**Dataset content**
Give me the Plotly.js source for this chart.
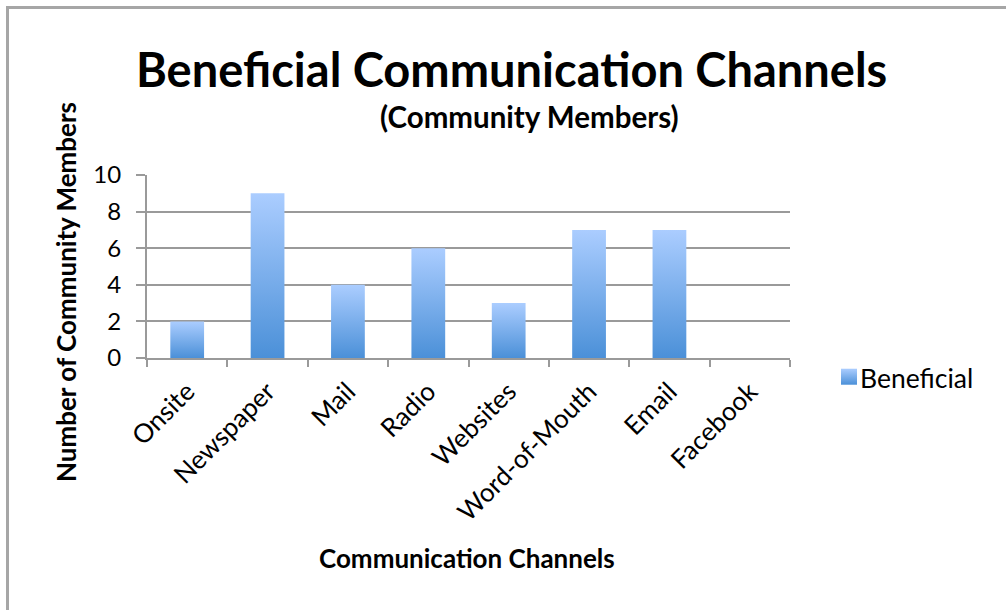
<!DOCTYPE html>
<html><head><meta charset="utf-8">
<script src="https://cdn.plot.ly/plotly-3.0.1.min.js"></script>
<style>
html,body{margin:0;padding:0;background:#fff;}
#wrap{position:relative;width:1006px;height:610px;}
#chart{width:1006px;height:610px;}
#frame{position:absolute;left:6px;top:6px;width:1010px;height:620px;border-left:3px solid #a6a6a6;border-top:3px solid #a6a6a6;pointer-events:none;}
</style></head>
<body><div id="wrap"><div id="chart"></div><div id="frame"></div></div>
<script>
const categories = ["Onsite","Newspaper","Mail","Radio","Websites","Word-of-Mouth","Email","Facebook"];
const beneficial = [2, 9, 4, 6, 3, 7, 7, 0];
const seriesName = "Beneficial";
const yTicks = [0, 2, 4, 6, 8, 10];

const F = "Lato, 'Open Sans', sans-serif";
const trace = {
  type: "bar", x: categories, y: beneficial, name: seriesName,
  marker: {color: "#7aaee8", line: {width: 0}},
  showlegend: true, hoverinfo: "x+y"
};
const layout = {
  width: 1006, height: 610,
  margin: {l: 147, r: 216, t: 175, b: 252, pad: 0},
  paper_bgcolor: "#fff", plot_bgcolor: "#fff",
  bargap: 0.58,
  font: {family: F, color: "#000"},
  showlegend: true,
  legend: {x: 1.065, y: 0.56, xanchor: "left", yanchor: "middle",
    font: {size: 26.5, family: F, color: "#000"}, bgcolor: "rgba(0,0,0,0)", itemwidth: 30},
  xaxis: {
    type: "category", showline: true, linecolor: "#9a9a9a", linewidth: 2,
    ticks: "outside", tickson: "boundaries", ticklen: 7, tickwidth: 2, tickcolor: "#9a9a9a",
    tickangle: -45, tickfont: {size: 26, family: F, color: "#000"}, ticklabelstandoff: 6,
    showgrid: false, zeroline: false, fixedrange: true
  },
  yaxis: {
    range: [0, 10], tickvals: yTicks, ticktext: yTicks.map(String),
    showline: true, linecolor: "#9a9a9a", linewidth: 2,
    ticks: "outside", ticklen: 9, tickwidth: 2, tickcolor: "#9a9a9a",
    showgrid: true, gridcolor: "#9a9a9a", gridwidth: 2, zeroline: false,
    tickfont: {size: 24, family: F, color: "#000"}, ticklabelstandoff: 10, fixedrange: true
  },
  annotations: [
    {text: "<b>Beneficial Communication Channels</b>", xref: "paper", yref: "paper",
     x: 0.567, y: -0.02, xanchor: "center", yanchor: "middle", showarrow: false,
     font: {size: 47, family: F, color: "#000"}},
    {text: "<b>(Community Members)</b>", xref: "paper", yref: "paper",
     x: 0.567, y: 0, xanchor: "center", yanchor: "middle", showarrow: false,
     font: {size: 29.5, family: F, color: "#000"}},
    {text: "<b>Communication Channels</b>", xref: "paper", yref: "paper",
     x: 0.5, y: 0, xanchor: "center", yanchor: "middle", showarrow: false,
     font: {size: 26, family: F, color: "#000"}},
    {text: "<b>Number of Community Members</b>", xref: "paper", yref: "paper",
     x: 0, y: 0, xanchor: "center", yanchor: "middle", textangle: -90, showarrow: false,
     font: {size: 26, family: F, color: "#000"}}
  ]
};
// convert pixel positions to paper coordinates
const pw = 1006 - 147 - 216, ph = 610 - 175 - 252;
function px(x){return (x - 147) / pw;}
function py(y){return (610 - 252 - y) / ph;}
layout.annotations[0].x = px(512); layout.annotations[0].y = py(69);
layout.annotations[1].x = px(529); layout.annotations[1].y = py(116);
layout.annotations[2].x = px(467); layout.annotations[2].y = py(558);
layout.annotations[3].x = px(66); layout.annotations[3].y = py(292);
layout.legend.x = px(820); layout.legend.y = py(378);

Plotly.newPlot("chart", [trace], layout, {staticPlot: true, displayModeBar: false}).then(function(gd){
  const svg = gd.querySelector("svg.main-svg");
  const ns = "http://www.w3.org/2000/svg";
  let defs = svg.querySelector("defs");
  if (!defs) { defs = document.createElementNS(ns, "defs"); svg.insertBefore(defs, svg.firstChild); }
  const g = document.createElementNS(ns, "linearGradient");
  g.setAttribute("id", "barGrad"); g.setAttribute("x1", "0"); g.setAttribute("y1", "0");
  g.setAttribute("x2", "0"); g.setAttribute("y2", "1");
  [["0%", "#abcdff"], ["100%", "#4b90d8"]].forEach(function(s){
    const st = document.createElementNS(ns, "stop");
    st.setAttribute("offset", s[0]); st.setAttribute("stop-color", s[1]);
    g.appendChild(st);
  });
  defs.appendChild(g);
  gd.querySelectorAll(".barlayer .point path, .legend .legendpoints path").forEach(function(p){
    p.style.fill = "url(#barGrad)";
  });
  gd.querySelectorAll(".legend .legendpoints path").forEach(function(p){
    p.setAttribute("d", "M1,-9h16v16h-16z");
  });
});
</script></body></html>
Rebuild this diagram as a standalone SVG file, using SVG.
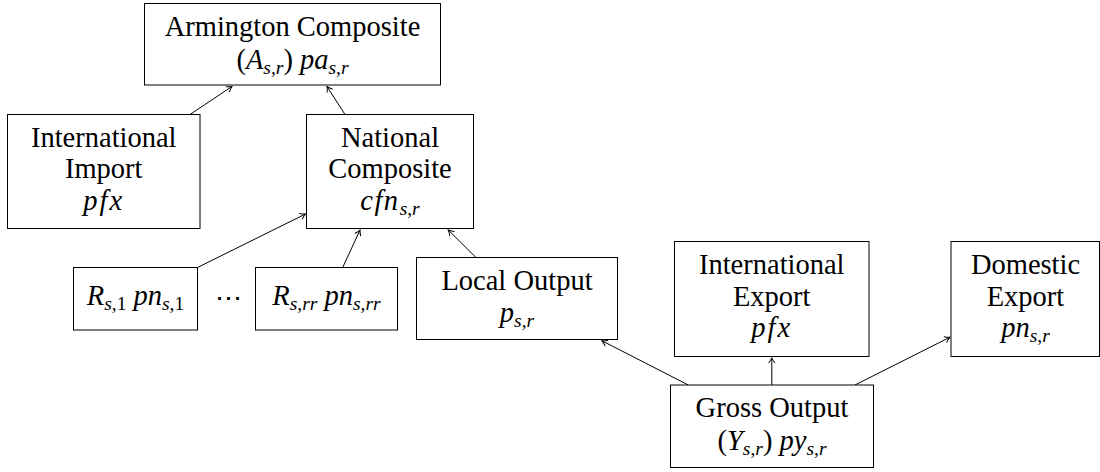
<svg xmlns="http://www.w3.org/2000/svg" width="1100" height="472" viewBox="0 0 1100 472">
  <style>
    .box { fill: #fff; stroke: #000; stroke-width: 1; }
    .lbl { font-family: "Liberation Serif", "Times New Roman", serif; font-size: 28.5px; fill: #000; text-anchor: middle; }
    .it { font-style: italic; }
    .sub { font-size: 19.5px; }
    .dots { font-family: "DejaVu Serif", serif; font-size: 27px; fill: #000; text-anchor: middle; }
    .edge { fill: none; stroke: #000; stroke-width: 1; marker-end: url(#tip); }
  </style>
  <defs>
    <marker id="tip" viewBox="-6 -4 7 8" refX="0" refY="0" markerWidth="7" markerHeight="8" orient="auto" markerUnits="userSpaceOnUse">
      <path d="M-5,-3 Q-2,-0.7 0,0 Q-2,0.7 -5,3" fill="none" stroke="#000" stroke-width="1" stroke-linecap="round"/>
    </marker>
  </defs>

  <rect width="1100" height="472" fill="#fff"/>

  <!-- connectors -->
  <g id="connectors">
    <line class="edge" x1="190" y1="114.5" x2="232" y2="86.5"/>
    <line class="edge" x1="345" y1="114.5" x2="327" y2="86.5"/>
    <line class="edge" x1="197.5" y1="267.5" x2="305.5" y2="214"/>
    <line class="edge" x1="342.7" y1="267.5" x2="360" y2="230"/>
    <line class="edge" x1="476" y1="257.5" x2="448.3" y2="230"/>
    <line class="edge" x1="688.3" y1="385" x2="602" y2="340.8"/>
    <line class="edge" x1="771.8" y1="385" x2="771.8" y2="357.8"/>
    <line class="edge" x1="855" y1="385" x2="950" y2="337.2"/>
  </g>

  <!-- Armington composite -->
  <g id="armington">
    <rect class="box" x="144.5" y="3.5" width="296" height="81.5"/>
    <text class="lbl" x="292.5" y="35.5">Armington Composite</text>
    <text class="lbl" x="292.5" y="68.5">(<tspan class="it">A</tspan><tspan class="sub it" dy="5">s</tspan><tspan class="sub" >,</tspan><tspan class="sub it">r</tspan><tspan dy="-5">) </tspan><tspan class="it">pa</tspan><tspan class="sub it" dy="5">s</tspan><tspan class="sub">,</tspan><tspan class="sub it">r</tspan></text>
  </g>

  <!-- International import -->
  <g id="intl-import">
    <rect class="box" x="7.5" y="114.5" width="192.5" height="114"/>
    <text class="lbl" x="103.75" y="146.7">International</text>
    <text class="lbl" x="103.75" y="178.3">Import</text>
    <text class="lbl it" x="103.75" y="210" letter-spacing="2">pfx</text>
  </g>

  <!-- National composite -->
  <g id="national">
    <rect class="box" x="306.5" y="114.5" width="167" height="114"/>
    <text class="lbl" x="390" y="146.7">National</text>
    <text class="lbl" x="390" y="178.3">Composite</text>
    <text class="lbl" x="390" y="210"><tspan class="it" letter-spacing="1.5">cfn</tspan><tspan class="sub it" dy="5">s</tspan><tspan class="sub">,</tspan><tspan class="sub it">r</tspan></text>
  </g>

  <!-- Regional supply, first region -->
  <g id="region-1">
    <rect class="box" x="73.5" y="267.5" width="124" height="62.5"/>
    <text class="lbl" x="135.5" y="305"><tspan class="it">R</tspan><tspan class="sub it" dy="5">s</tspan><tspan class="sub">,1</tspan><tspan dy="-5"> </tspan><tspan class="it">pn</tspan><tspan class="sub it" dy="5">s</tspan><tspan class="sub">,1</tspan></text>
  </g>

  <text class="dots" x="228.3" y="307">⋯</text>

  <!-- Regional supply, last region -->
  <g id="region-rr">
    <rect class="box" x="255.5" y="267.5" width="142" height="62.5"/>
    <text class="lbl" x="326.5" y="305"><tspan class="it">R</tspan><tspan class="sub it" dy="5">s</tspan><tspan class="sub">,</tspan><tspan class="sub it">rr</tspan><tspan dy="-5"> </tspan><tspan class="it">pn</tspan><tspan class="sub it" dy="5">s</tspan><tspan class="sub">,</tspan><tspan class="sub it">rr</tspan></text>
  </g>

  <!-- Local output -->
  <g id="local-output">
    <rect class="box" x="416.5" y="257.5" width="201" height="82"/>
    <text class="lbl" x="517" y="289.5">Local Output</text>
    <text class="lbl" x="517" y="321.5"><tspan class="it">p</tspan><tspan class="sub it" dy="5">s</tspan><tspan class="sub">,</tspan><tspan class="sub it">r</tspan></text>
  </g>

  <!-- International export -->
  <g id="intl-export">
    <rect class="box" x="674.5" y="241.5" width="194.5" height="115"/>
    <text class="lbl" x="771.75" y="273.5">International</text>
    <text class="lbl" x="771.75" y="305.5">Export</text>
    <text class="lbl it" x="771.75" y="337" letter-spacing="2">pfx</text>
  </g>

  <!-- Domestic export -->
  <g id="domestic-export">
    <rect class="box" x="951" y="241.5" width="148.5" height="115"/>
    <text class="lbl" x="1025.5" y="273.5">Domestic</text>
    <text class="lbl" x="1025.5" y="305.5">Export</text>
    <text class="lbl" x="1025.5" y="337"><tspan class="it">pn</tspan><tspan class="sub it" dy="5">s</tspan><tspan class="sub">,</tspan><tspan class="sub it">r</tspan></text>
  </g>

  <!-- Gross output -->
  <g id="gross-output">
    <rect class="box" x="670.5" y="385" width="203" height="82.5"/>
    <text class="lbl" x="772" y="417.3">Gross Output</text>
    <text class="lbl" x="772" y="450">(<tspan class="it">Y</tspan><tspan class="sub it" dy="5">s</tspan><tspan class="sub">,</tspan><tspan class="sub it">r</tspan><tspan dy="-5">) </tspan><tspan class="it">py</tspan><tspan class="sub it" dy="5">s</tspan><tspan class="sub">,</tspan><tspan class="sub it">r</tspan></text>
  </g>
</svg>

**What is needed**
Print exactly the first line of the entries and every line after it through the one that contains "const yTicks = [0, 2, 4, 6, 8, 10];", leaving the pictures out.

**Answer to this exercise**
Give me the Plotly.js source for this chart.
<!DOCTYPE html>
<html><head><meta charset="utf-8">
<script src="https://cdn.plot.ly/plotly-3.0.1.min.js"></script>
<style>
html,body{margin:0;padding:0;background:#fff;}
#wrap{position:relative;width:1006px;height:610px;}
#chart{width:1006px;height:610px;}
#frame{position:absolute;left:6px;top:6px;width:1010px;height:620px;border-left:3px solid #a6a6a6;border-top:3px solid #a6a6a6;pointer-events:none;}
</style></head>
<body><div id="wrap"><div id="chart"></div><div id="frame"></div></div>
<script>
const categories = ["Onsite","Newspaper","Mail","Radio","Websites","Word-of-Mouth","Email","Facebook"];
const beneficial = [2, 9, 4, 6, 3, 7, 7, 0];
const seriesName = "Beneficial";
const yTicks = [0, 2, 4, 6, 8, 10];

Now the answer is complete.